However, the air that flows around the car swirls around the rear much more for the actual vehicle profile as compared with the teardrop profile. These swirls are called vortices, and they represent a low-pressure area behind the car. The low pressure behind the car creates a suction effect that tries to pull the vehicle backwards . Therefore, reducing the size of the separation zone, which is the area behind the car containing the vortices behind the car, is one of the predominant methods of decreasing aerodynamic drag. This can be done by slightly tapering the rear end of a car to reduce the size of the separation zone. As counterintuitive as it may seem, the rear section of the car is the cause of the most drag on a vehicle . This is the same reason why the example of holding a traffic cone outside of a car window has less drag when pointed away from the direction a vehicle is moving. An example of streamlining a car by tapering the rear end of the vehicle can be noted by examining the design of the Maybach Exelero .
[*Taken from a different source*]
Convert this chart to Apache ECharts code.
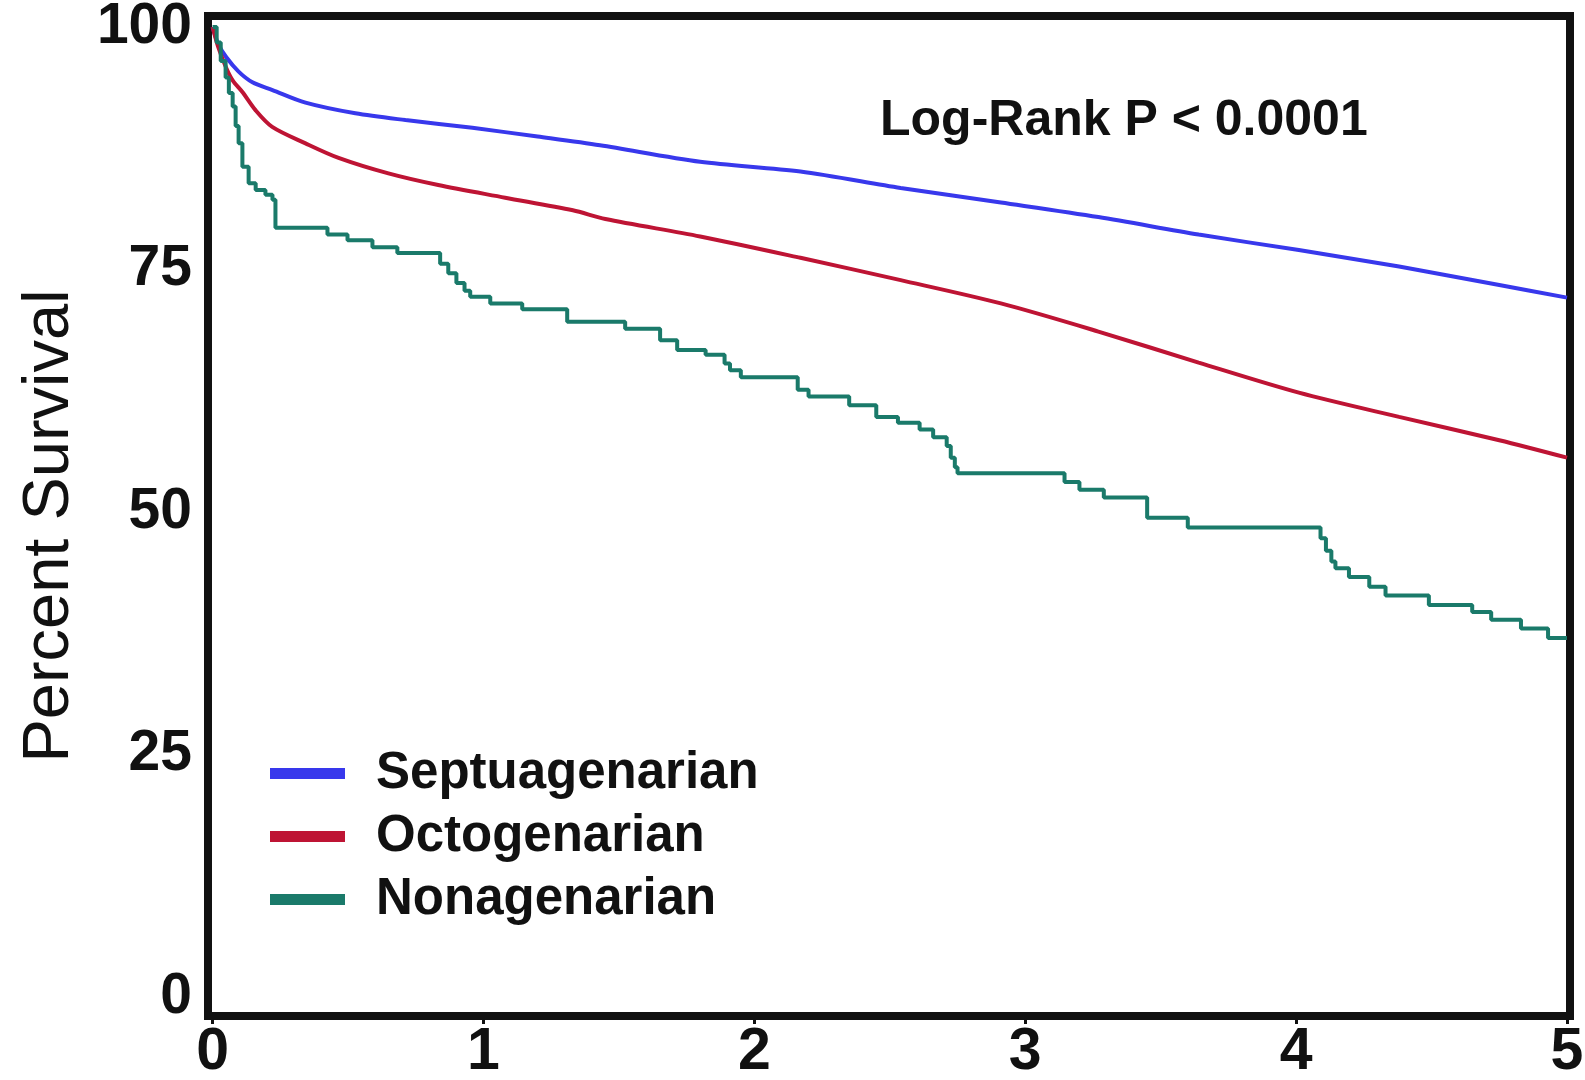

Additional Methods Of Drag Reduction
In addition to streamlining the rear section of the car and the bottom of the car, another method of reducing drag is due to a phenomenon called skin friction. Since air is a viscous fluid, meaning that the air molecules can exert forces on one another, a thin layer of air will attach itself to the body of a vehicle in motion and exert a frictional force upon the vehicle. This section of slow-moving air located very close to the body of the car is called the boundary layer, and it increases the skin friction of the car, thus increasing the total drag a vehicle must overcome . In order to reduce drag from skin friction, the surface of the car should be highly polished and clean, thereby reducing the amount of friction that the boundary layer can exert on the car . In addition to having a highly polished surface, other small protrusions, such as screws, hinges, and gaps in the body work should also be minimized to reduce drag created from skin friction.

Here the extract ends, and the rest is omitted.